RB4011 gradually stops accepting traffic on LAN Gateway bridge
Posted: Mon May 13, 2024 10:44 pm
We have solved this issue after a 15 hour day by 2 engineers. Fix took 5 minutes, so just in case it helps someone else. Fix was to change the IP Address of the affected Bridge then change Gateway settings on affected servers to match the new Gateway IP.
SITUATION
SITUATION
- RB4011 with several LAN bridges
- Firewall rules for Input Chain and Forward Chain both end with a Drop All. All Dropped traffic is logged.
- Mix of IP \Firewall \ Address Lists and Interface \ Lists are used for refining various (simple) IP Firewall Filter and IP Firewall NAT rules
- Been working fine for years.
- Saturday night 1030pm, approx at peak of massive Solar Storm, RDS (Remote Desktop Server), one of 3 Virtual servers on the LAN, stops reporting in to our monitoring software
- no worries, not in use over weekend.
- Sunday morning, small investigation finds the server is up and running, just not responding on internet
- restart of affected server resolves issue, with moderate testing of all basic functions all running clean
- Monday morning 7am staff arrive and cannot sign in to RDS, ven though all servers are all running in the VMHost, and all are showing up online to our monitoring system
- None of the traffic in question ever showed up in RB4011 logs so we repeatedly concluded "its not the Mikrotik blocking traffic".

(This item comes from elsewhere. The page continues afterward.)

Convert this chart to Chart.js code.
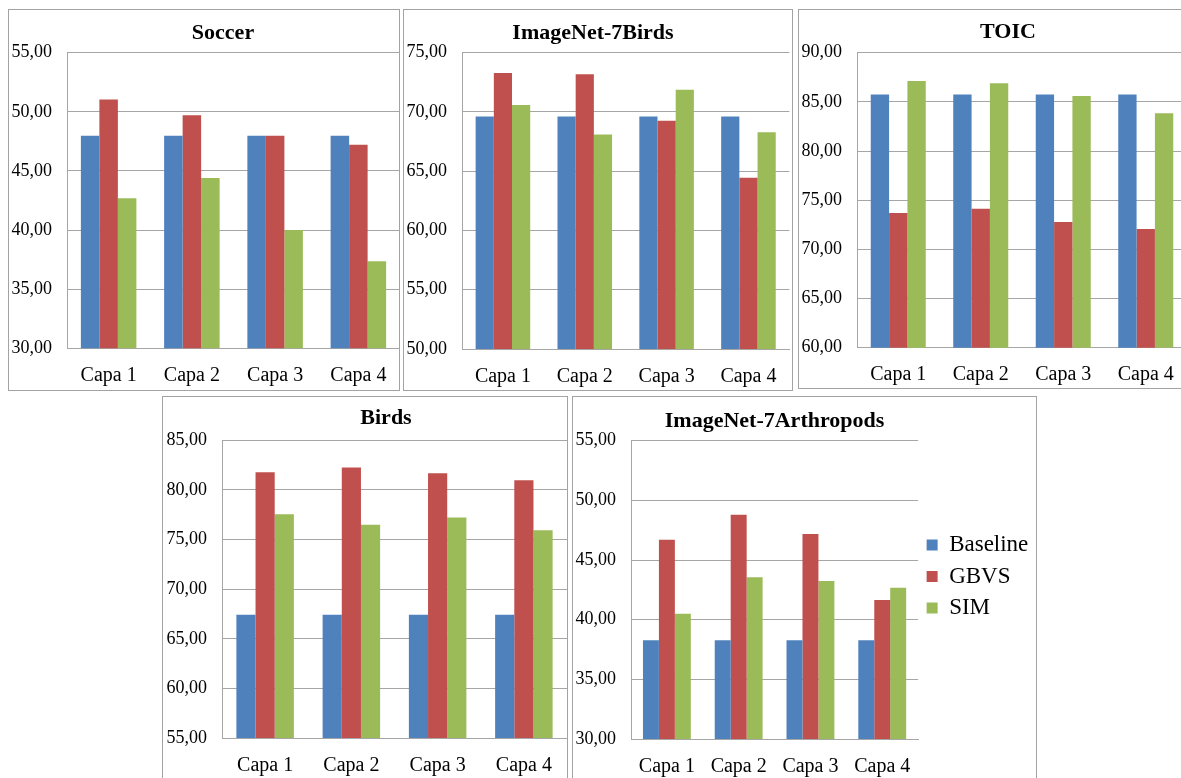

- initial investigation showed the RDS and other servers could SOMETIMES ping google.com but at same time COULD NOT PING 8.8.8.8
- after a while, none of the Virtual servers could ping each other, or the gateway, or any IP or URL upstream of the gateway
- MANY fixes tried, in Windows and ESET firewalls, NLAsvc configuration, Network Adapter configurations, etc;
- Found from VM BB8-DC at 192.168.0.17 can ping Host VMswitch 192.168.0.250 but cannot ping Mikrotik Gateway at 192.168.0.1. Somehow Mikrotik, or something on the VMHOST blocking traffic to 192.168.0.1. Tried but could not find what was blocking the traffic.
- moved one of the VMs to another VMHOST, exactly same issue.
- Fixed by crazy "jiggle it" fix: change Mikrotik SERVER-VMS-bridge name back to old name LANbridge, and address from 192.168.0.1 to 192.168.0.254.
- wtf?? Any ideas anyone why on earth that fix worked?
- anyone doing a PhD in the whole class of "jiggle it" fixes in IT?